The Panauti chapter has 17 families and Amatya is current community president. Demand is so great that they have to turn away new members.
“As much as we want to let everyone be a part of the homestay network, we have to consider whether they would be a good fit to host guests,” she explains. “We have to be stricter with our standards, and to continue having guests leave satisfied, we have to limit membership.”
Those high standards are not the only reason why the Panauti program is thriving. It is also the charm of this historical Newa town with its melange of lifestyles, people, cultures and festivals, located at the intersection of urban and rural life in Nepal.
A well-kept museum with historical and cultural artefacts is walking distance from a river where ducks paddle away the day. Guests can take a five-hour hike through up-country Tamang villages led by a local guide, enjoy cultural dance performances, learn about the rich traditions of one of the oldest towns in Nepal and marvel at temples and stupas, while having access to wifi, western-style bathrooms, home cooked meals and cafes.
Biju Sainju (below, left) was a single mother raising two daughters and caring for her in-laws with the little income she made in the shop on the ground floor of her home in Panauti. Things were difficult, but she made ends meet.
After she joined the network, she had enough money to send her daughters to a good school.
“At first I was scared because I didn’t know much about it.

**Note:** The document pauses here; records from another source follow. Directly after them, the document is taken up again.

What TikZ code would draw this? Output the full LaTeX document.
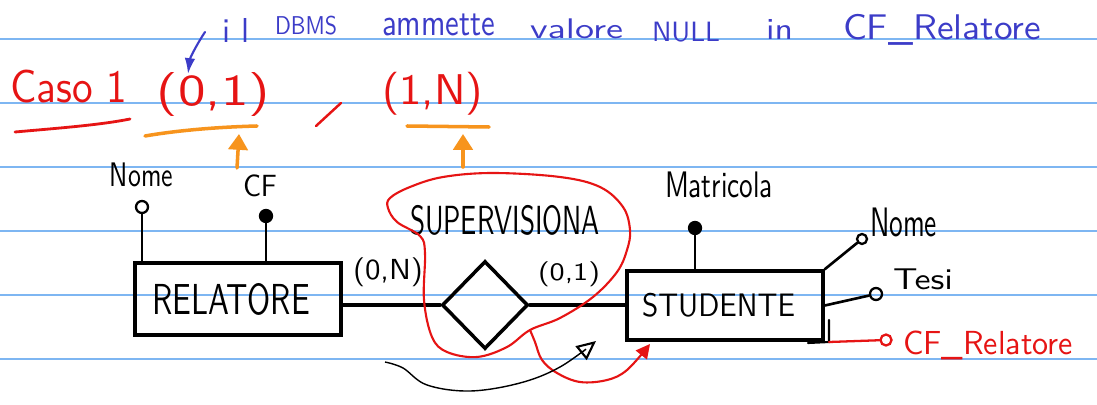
\documentclass[tikz,border=0pt]{standalone}
\usepackage{graphicx}
\usetikzlibrary{arrows.meta,shapes.geometric,calc}
\newlength\px \setlength\px{0.02cm}
\newcommand\hw[3]{\resizebox*{#1\px}{#2\px}{#3}}
\definecolor{penred}{HTML}{E61414}
\definecolor{penorange}{HTML}{F7941D}
\definecolor{penblue}{HTML}{3C3CC8}
\definecolor{ruleblue}{HTML}{7EB6F2}
\begin{document}
\begin{tikzpicture}[x=0.02cm,y=-0.02cm,
  ruled/.style={ruleblue,line width=1.1pt},
  txt/.style={inner sep=0pt,outer sep=0pt,font=\sffamily},
  entity/.style={draw,rectangle,line width=2pt,inner sep=0pt},
  rel/.style={draw,diamond,line width=2pt,inner sep=0pt},
  attr/.style={draw,circle,line width=1.3pt,minimum size=0.24cm,inner sep=0pt},
  keyattr/.style={attr,fill=black},
  blk/.style={black,line width=1.5pt,line cap=round},
  redpen/.style={penred,line width=1.3pt,line cap=round,line join=round},
  orangepen/.style={penorange,line width=2pt,line cap=round},
  bluepen/.style={penblue,line width=1.2pt,line cap=round}]
\fill[white] (0,0) rectangle (1097,405);
\useasboundingbox (0,0) rectangle (1097,405);
\foreach \yy in {39,103,167,231,295,359} \draw[ruled] (0,\yy) -- (1097,\yy);

% blue note
\begin{scope}[penblue]
\node[txt] (w1) at (236,31) {\hw{28}{24}{i\hspace{0.35em}l}};
\node[txt] (w2) at (306,26) {\hw{62}{19}{DBMS}};
\node[txt] (w3) at (438.5,24.5) {\hw{113}{22}{ammette}};
\node[txt] (w4) at (576.5,29) {\hw{93}{20}{valore}};
\node[txt] (w5) at (686,32) {\hw{68}{20}{NULL}};
\node[txt] (w6) at (779.5,30) {\hw{27}{20}{in}};
\node[txt] (w7) at (942,29.5) {\hw{198}{31}{CF\_Relatore}};
\end{scope}
\coordinate (bs) at (205,32);
\coordinate (be) at (188,74);
\draw[bluepen,-{Latex[length=9pt,width=6pt]}] (bs) .. controls (197,44) and (190,58) .. (be);

% red case line
\begin{scope}[penred]
\node[txt] (caso) at (68.5,86.5) {\hw{117}{33}{Caso 1}};
\node[txt] (c01) at (213.5,95) {\hw{113}{44}{(0,1)}};
\node[txt] (c1n) at (432.5,93.5) {\hw{101}{43}{(1,N)}};
\end{scope}
\draw[redpen,line width=1.6pt] (15,132) .. controls (60,128) and (100,125) .. (130,119);
\draw[redpen,line width=1.4pt] (316,126) -- (341,103);
\draw[orangepen] (145,136) .. controls (180,130) and (220,127) .. (257,126);
\draw[orangepen] (407,126) -- (489,127);
\coordinate (o1s) at (237,168); \coordinate (o1e) at (239,134);
\coordinate (o2s) at (463,167); \coordinate (o2e) at (463,134);
\draw[orangepen,-{Triangle[length=9pt,width=11pt]}] (o1s) -- (o1e);
\draw[orangepen,-{Triangle[length=9pt,width=11pt]}] (o2s) -- (o2e);

% ER diagram
\node[entity,minimum width=4.12cm,minimum height=1.44cm] (rel) at (238,299) {};
\node[txt] (reltxt) at (231,299) {\hw{158}{32}{RELATORE}};
\node[entity,minimum width=3.92cm,minimum height=1.38cm] (stu) at (725,305.5) {};
\node[txt] (stutxt) at (718.5,305) {\hw{153}{24}{STUDENTE}};
\node[rel,minimum width=1.72cm,minimum height=1.76cm] (sup) at (485,305) {};
\node[txt] (suptxt) at (505,220) {\hw{190}{30}{SUPERVISIONA}};
\node[txt] (cardL) at (388,272.5) {\hw{70}{29}{(0,N)}};
\node[txt] (cardR) at (569,274.5) {\hw{62}{25}{(0,1)}};

\draw[blk,line width=2pt] (rel.east |- sup.west) -- (sup.west);
\draw[blk,line width=2pt] (sup.east) -- (stu.west |- sup.east);

\node[attr] (nomeL) at (142,207) {};
\node[txt] (nomeLt) at (141.5,175) {\hw{63}{24}{Nome}};
\node[keyattr] (cfL) at (266,216) {};
\node[txt] (cfLt) at (260,186) {\hw{34}{22}{CF}};
\draw[blk] (nomeL) -- (nomeL |- rel.north);
\draw[blk] (cfL) -- (cfL |- rel.north);

\node[keyattr] (matr) at (695,228) {};
\node[txt] (matrt) at (719,185) {\hw{108}{26}{Matricola}};
\draw[blk] (matr) -- (matr |- stu.north);
\node[attr,minimum size=0.2cm] (nomeR) at (862,239) {};
\node[txt] (nomeRt) at (903.5,222.5) {\hw{67}{29}{Nome}};
\draw[blk] (stu.north east) -- (nomeR);
\node[attr] (tesi) at (876,294) {};
\node[txt] (tesit) at (923,279.5) {\hw{60}{21}{Tesi}};
\draw[blk] (stu.east) -- (tesi);

\coordinate (brkT) at (829,320);
\coordinate (brk) at (829,342);
\coordinate (brkL) at (808,343);
\draw[blk,line width=1.2pt] (brkT) -- (brk) -- (brkL);
\node[attr,draw=penred,minimum size=0.22cm] (cfR) at (886,340) {};
\draw[redpen] (brk) -- (cfR);
\node[txt,penred] (cfRt) at (988,345) {\hw{170}{29}{CF\_Relatore}};

% red loop around the relationship
\draw[redpen,line width=1.2pt] plot[smooth cycle,tension=0.6] coordinates {
 (390,198) (410,187) (443,177) (493,173) (560,177) (600,187) (623,207)
 (630,230) (627,250) (617,272) (593,297) (560,318) (530,330) (507,347)
 (477,357) (447,352) (432,337) (424,300) (425,253) (420,236) (397,222) (388,208)};
\coordinate (lb) at (530,330);
\coordinate (lt) at (650,344);
\draw[redpen,line width=1.2pt,-{Triangle[length=8pt,width=8pt]}] plot[smooth,tension=0.6] coordinates {
 (lb) (535,342) (542,360) (557,373) (580,382) (607,380) (627,370) (lt)};

% black curved arrow
\coordinate (cs) at (385,362);
\coordinate (ce) at (596,341);
\draw[black,line width=0.8pt,-{Triangle[open,length=11pt,width=10pt,line width=1.2pt]}] plot[smooth,tension=0.6] coordinates {
 (cs) (403,368) (427,385) (470,391) (520,383) (560,367) (ce)};
\end{tikzpicture}
\end{document}
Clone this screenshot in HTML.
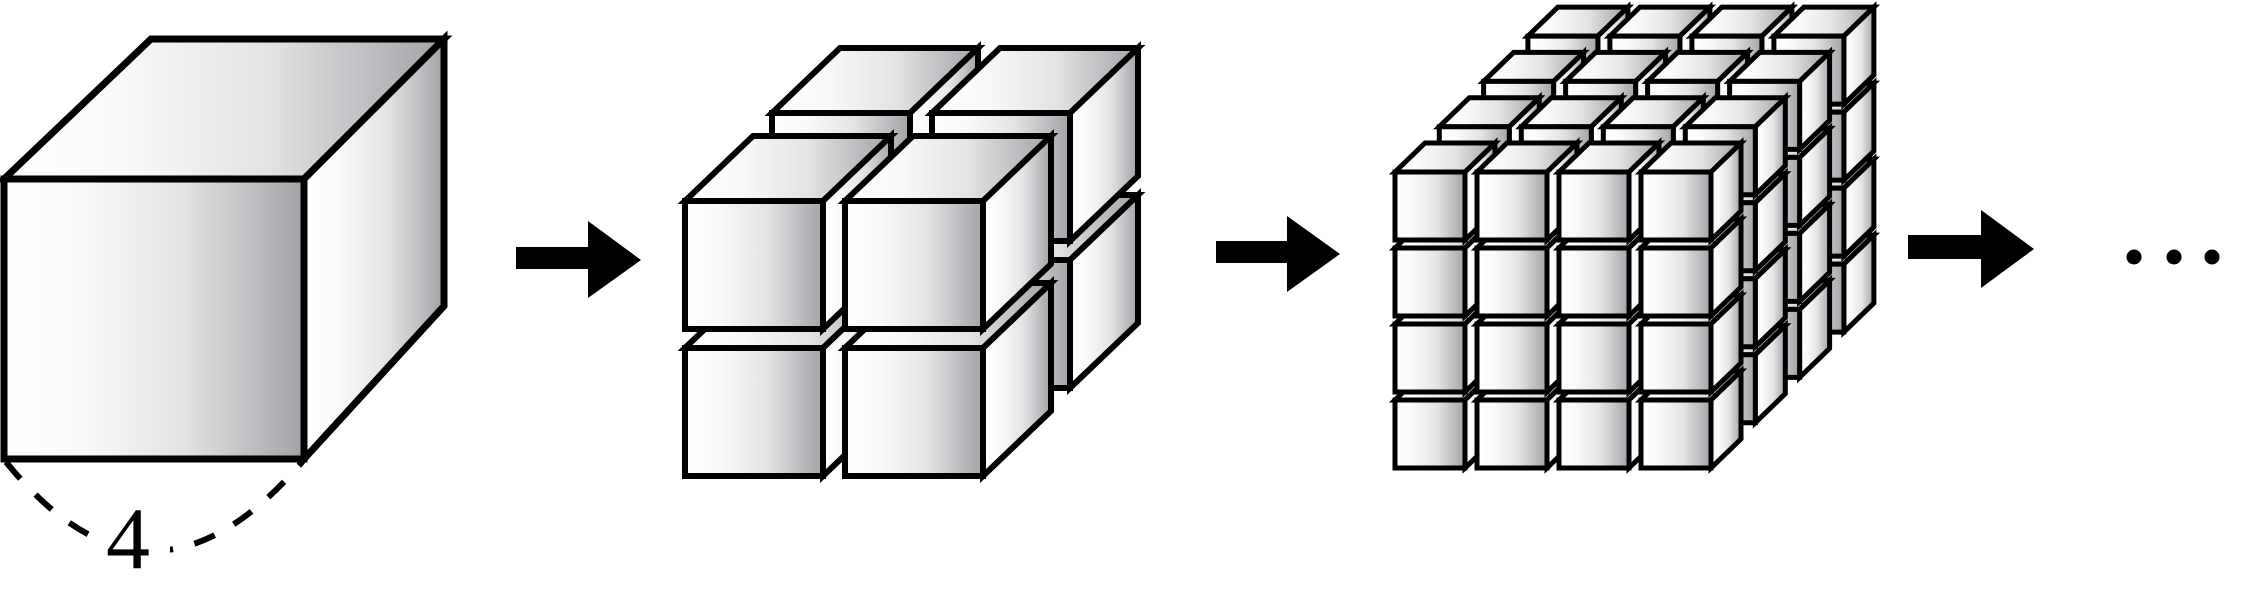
<!DOCTYPE html>
<html><head><meta charset="utf-8"><style>
html,body{margin:0;padding:0;background:#fff;}
svg{display:block;}
</style></head><body>
<svg id="s" width="2249" height="589" viewBox="0 0 2249 589" xmlns="http://www.w3.org/2000/svg">
<defs>
<linearGradient id="g" x1="0" y1="0" x2="1" y2="0">
<stop offset="0" stop-color="#ffffff"/><stop offset="0.25" stop-color="#f9fafa"/><stop offset="0.6" stop-color="#e2e3e4"/><stop offset="1" stop-color="#a2a3a7"/>
</linearGradient>
</defs>
<g stroke="#000" stroke-width="7" fill="url(#g)">
<polygon points="4,179 304,179 444,39 151,39"/>
<polygon points="304,179 444,39 444,306 304,459"/>
<polygon points="4,179 304,179 304,459 4,459"/>
</g>
<g id="c" stroke="#000" stroke-linejoin="miter" fill="url(#g)"></g>
<path d="M6,462 Q150,640 302,462" fill="none" stroke="#000" stroke-width="6" stroke-dasharray="22,22"/>
<rect x="92" y="500" width="78" height="85" fill="#fff"/>
<text x="128" y="568" font-family="Liberation Serif, serif" font-size="88" text-anchor="middle">4</text>
<polygon points="516,247 588,247 588,221 641,260 588,298 588,269 516,269" fill="#000"/>
<polygon points="1216,241 1287,241 1287,216 1340,254 1287,292 1287,263 1216,263" fill="#000"/>
<polygon points="1908,235 1981,235 1981,210 2034,249 1981,288 1981,259 1908,259" fill="#000"/>
<circle cx="2134" cy="257" r="7.5"/><circle cx="2174" cy="257" r="7.5"/><circle cx="2212" cy="257" r="7.5"/>
</svg>
<script>
var g=document.getElementById('c'),NS='http://www.w3.org/2000/svg';
function poly(p,sw){var e=document.createElementNS(NS,'polygon');e.setAttribute('points',p.map(function(a){return a.join(',')}).join(' '));e.setAttribute('stroke-width',sw);g.appendChild(e);}
function cube(x,y,w,h,dx,dy,sw){
poly([[x,y],[x+w,y],[x+w+dx,y+dy],[x+dx,y+dy]],sw);
poly([[x+w,y],[x+w+dx,y+dy],[x+w+dx,y+h+dy],[x+w,y+h]],sw);
poly([[x,y],[x+w,y],[x+w,y+h],[x,y+h]],sw);}
var L=[[87,-88],[0,0]];
L.forEach(function(o){[685,845].forEach(function(x){[348,201].forEach(function(y){cube(x+o[0],y+o[1],138,128,68,-65,6);});});});
for(var l=3;l>=0;l--){var ox=1395+l*44.3,oy=172-l*45.3;
for(var c=0;c<4;c++){for(var r=3;r>=0;r--){cube(ox+c*82,oy+r*76,70,68,30,-29,5);}}}
</script>
</body></html>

I had to attend the English classes and felt nervous,” says Sainju, recounting how she has learned Italian words like pepe nero and zenzero to make it easier for her guests from Italy to follow her cooking classes.
“Joining the network has changed my life and my daughters’ lives,” Sainju says.
Kumari Tamang (left) is equally thrilled to be a part of the Panauti chapter. “I really enjoy having conversations with the guests. They love hearing our life stories and are fascinated by how we live in a joint family,” she says.
Poonam Gupta, impact manager at CHN, gets emotional just thinking about how people’s lives have changed because of the network, including that of her own family.
A local of Panauti, Gupta became interested in tourism when she began helping her mother with homestay guests. She started acting as a translator and tour guide, and was then offered the job at CHN.
“I have experienced firsthand the impact of homestay tourism on my community,” she tells us.
The benefits spread beyond individual homes to the community. When homestay owners buy more produce from local vendors and guests shop from local stores, tourism income is injected directly into the grassroots.
Says Shila Amatya: “I am happy knowing that other women in my community and in homestay networks all over Nepal have the chance to earn money, send children to good schools, improve their homes, get involved in the community and most importantly, do something themselves.”